Mersin Büyük Şehir Belediye Başkanı Sayın Vahap Seçer`i, Televizyonda dinlerken, kulaklarıma inanamadım. Mersin Valisi tarafından, Büyk Şehirin ücretsiz ekmeğin yoksul halka dağıtılması yasaklanmış. Bu nasıl bir mantık olmalı ki, insanların temel ihtiyacı olan ekmekin yoksul halka dağıtılması, Vali tarafından yasaklanabiliyor.
Anayasa`ya göre Vali ve Kaymakam devlet adına görev yapmak ve tarafsız olmak zorundadır. Eğer kendilerini devlet adamı değilde, parti memuru olarak tanımlıyorlarsa, yanılıyorlar ve suç işliyorlar demektir. İç İşler Bakanı tarafından yayınlanan genelge ile, İstanbul veya Ankara Büyük Şehir Belediyesi`nin bağış hesaplarına el konulması çok yanlıştır.
Mersin Valisi kraldan çok kral olmak istercesine, Mersin`de Belediye tarafından dağıtılan ekmeği yasaklıyorsa, bu suçtur ve yalakalıktır.

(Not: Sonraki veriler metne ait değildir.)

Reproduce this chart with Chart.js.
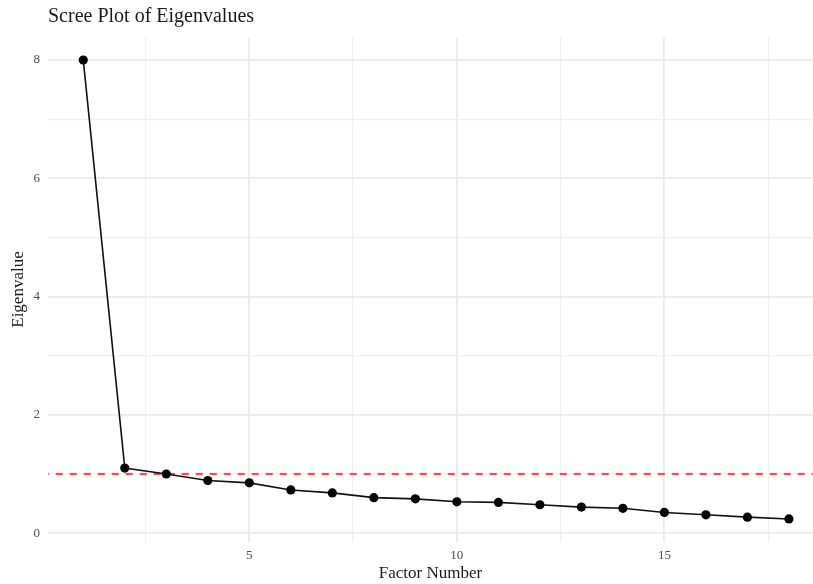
<!DOCTYPE html>
<html>
<head>
<meta charset="utf-8">
<script src="https://cdn.jsdelivr.net/npm/chart.js@4.4.1/dist/chart.umd.min.js"></script>
<style>
  html, body { margin: 0; padding: 0; background: #fff; overflow: hidden; }
  #wrap { width: 813px; height: 584px; }
</style>
</head>
<body>
<div id="wrap"><canvas id="scree"></canvas></div>
<script>
// data
const factors = [1, 2, 3, 4, 5, 6, 7, 8, 9, 10, 11, 12, 13, 14, 15, 16, 17, 18];
const eigenvalues = [8.0, 1.10, 1.00, 0.89, 0.85, 0.73, 0.68, 0.60, 0.58, 0.53, 0.52, 0.48, 0.44, 0.42, 0.35, 0.31, 0.27, 0.24];
const cutoff = 1;
const xTicks = [2.5, 5, 7.5, 10, 12.5, 15, 17.5];
const xLabels = [5, 10, 15];
const yTicks = [0, 1, 2, 3, 4, 5, 6, 7, 8];
const yLabels = [0, 2, 4, 6, 8];

const serif = "'Liberation Serif', 'DejaVu Serif', serif";

// title is drawn over the panel, like ggplot does
const titlePlugin = {
  id: "panelTitle",
  afterDraw(chart) {
    const ctx = chart.ctx;
    ctx.save();
    ctx.font = "20px " + serif;
    ctx.fillStyle = "#1a1a1a";
    ctx.textBaseline = "middle";
    ctx.fillText("Scree Plot of Eigenvalues", chart.chartArea.left, 17);
    ctx.restore();
  },
};

const isMajor = (v, list) => list.includes(v);

new Chart(document.getElementById("scree"), {
  type: "line",
  data: {
    datasets: [
      {
        label: "cutoff",
        data: [{ x: 0, y: cutoff }, { x: 19, y: cutoff }],
        borderColor: "rgba(255, 30, 30, 0.8)",
        borderWidth: 2.2,
        borderDash: [7, 7],
        pointRadius: 0,
        order: 2,
      },
      {
        label: "Eigenvalue",
        data: factors.map((f, i) => ({ x: f, y: eigenvalues[i] })),
        borderColor: "#111",
        borderWidth: 1.6,
        backgroundColor: "#000",
        pointRadius: 4.6,
        pointBorderWidth: 0,
        tension: 0,
        order: 1,
      },
    ],
  },
  plugins: [titlePlugin],
  options: {
    responsive: true,
    maintainAspectRatio: false,
    animation: false,
    layout: { autoPadding: false, padding: { top: 37, right: 0, left: 0, bottom: 0 } },
    plugins: {
      legend: { display: false },
      tooltip: { enabled: false },
    },
    scales: {
      x: {
        type: "linear",
        min: 0.15,
        max: 18.58,
        afterBuildTicks: (s) => { s.ticks = xTicks.map((v) => ({ value: v })); },
        afterFit: (s) => { s.height = 42; },
        border: { display: false },
        grid: {
          drawTicks: false,
          color: (c) => (isMajor(c.tick && c.tick.value, xLabels) ? "#ebebeb" : "#f0f0f0"),
          lineWidth: (c) => (isMajor(c.tick && c.tick.value, xLabels) ? 1.8 : 1.2),
        },
        ticks: {
          padding: 6,
          autoSkip: false,
          maxRotation: 0,
          color: "#4d4d4d",
          font: { family: serif, size: 13 },
          callback: (v) => (xLabels.includes(v) ? String(v) : ""),
        },
        title: {
          display: true,
          text: "Factor Number",
          color: "#1a1a1a",
          font: { family: serif, size: 17 },
          padding: { top: 1, bottom: 0 },
        },
      },
      y: {
        type: "linear",
        min: -0.15,
        max: 8.39,
        afterBuildTicks: (s) => { s.ticks = yTicks.map((v) => ({ value: v })); },
        afterFit: (s) => { s.width = 48; },
        border: { display: false },
        grid: {
          drawTicks: false,
          color: (c) => (isMajor(c.tick && c.tick.value, yLabels) ? "#ebebeb" : "#f0f0f0"),
          lineWidth: (c) => (isMajor(c.tick && c.tick.value, yLabels) ? 1.8 : 1.2),
        },
        ticks: {
          padding: 8,
          autoSkip: false,
          color: "#4d4d4d",
          font: { family: serif, size: 13 },
          callback: (v) => (yLabels.includes(v) ? String(v) : ""),
        },
        title: {
          display: true,
          text: "Eigenvalue",
          color: "#1a1a1a",
          font: { family: serif, size: 17 },
          padding: { top: 8, bottom: 0 },
        },
      },
    },
  },
});
</script>
</body>
</html>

Zonguldak Valisi ise dahada ileri giderek, sağlıkcıları suçluyor. Bu Vali nasıl bir ruh sağlığına sahip olmalı ki, Korona Virüsü ile mücadeleyi, sağlıkcılar zorlaştırıyor deme hakkını kendisinde buluyor.
Çok üzgünüm, fakat yukarıda belirttiğim yasaklarıda dikkate aldığımızda,Türkiye`yi onsekiz senedir yöneten AKP ve onun Genel Başkanı, ülkeyi sen ve ben diye ikiye ayırmayı başarmıştır. Dindar ve kindar nesil yetiştirmek demek ki bu. Yani, ihtiyacı olan vatandaşa belediye tarafından ücretsit dağıtılan ekmeği yasaklamakmış.
İçerisinde yaşadığım ülkede Federal Hükümet, Eyalet Hükümetleri, Belediyeler, Kiliseler, Sendikalar veya diğer birçok Sivil Toplum Kuruluşları vardır. Olağan üstü bir durum olan Korona Virüsü ile mücadelede, bütün kurum ve kuruluşlar tek yumruk olmuş şekilde mücdele ediyorlar.
Bakarmısınız, Kiliseler`in yardım kuruluşları vardır, örneğin Caritas, Diakonie ve benzerleri. Bu kuruluşlar kiliseler tarafından maddi olarak desteklenir ve Sosyal Hizmet verirler.
Eyalet hükümetleri, eyaletler içerisinde, belediyeler ise idare ettikleri şehirlerde bütün hizmetlerini kendi meclislerinde aldıkları kararlar doğrultusunda hayata geçirirler.Ne Federla Şanşölye Merkel`in ve nede Eyalet başbakanlarının belediyeler veya STK`ları tarafından yapılan hizmetleri engelleme gibi lüksleri bulunmamaktadır.
Türkiye Cumhuriyeti bir bütün ise, Ankara hükümeti, nasıl olurda Mahalli İdarelerinin çalışmalarını engelleme hakkını kendisinde bulabilir. Bir Vali nasıl olurda, vatandaşa dağıtılan ekmeği yasaklama hakkını kendisinde bulabilir, bunu anlamakta çok zorlanıyorum.
Türkiye Cumhuriyeti`ni idare edenler yapılan bu yanlışlardan kurtulmalıdır. Ülkeyi bölmek için değil, birleştirmek için mücadele etmelidir. Her felaketi ve krizi kendisi için fırsata çevirme kurnazlığını yapmamalıdır.
Belediyelerin başarısından korkmayın, bilmelisiniz ki, sizde bir zamanlar Belediye Başkanı olarak halka hizmet ettiniz. Belediye başkanlarının hizmetlerini, aynı zamanda sizin hizmetleriniz olarak görün ve destek olun. İnanıyorum ki, her yasaklamanız size ve partinıza olumsuz puan kazandırmaktadır.
Hiçbir Vali`nin belediyeler tarafından dağıtılan ücretsiz ekmekleri yasaklama hakları bulunmamaktadır.
.
Hiçbir Vali, Korona ile gece gündüz mücadele eden doktoru, hemşireyi veya diğer sağlık çalışanlarını eleştirme ve onlara hakaret etmeme hakkına sahip değillerdir.
Bu iktidar tarihe şöyle geçecektir:
Belediyeler tarafından yoksul halka ücretsiz ekmek dağıtımını yasakladı.
Yoksul halka, ücretsiz yemek dağıtan Aşevlerin`e yapılan bağışları yasakladı.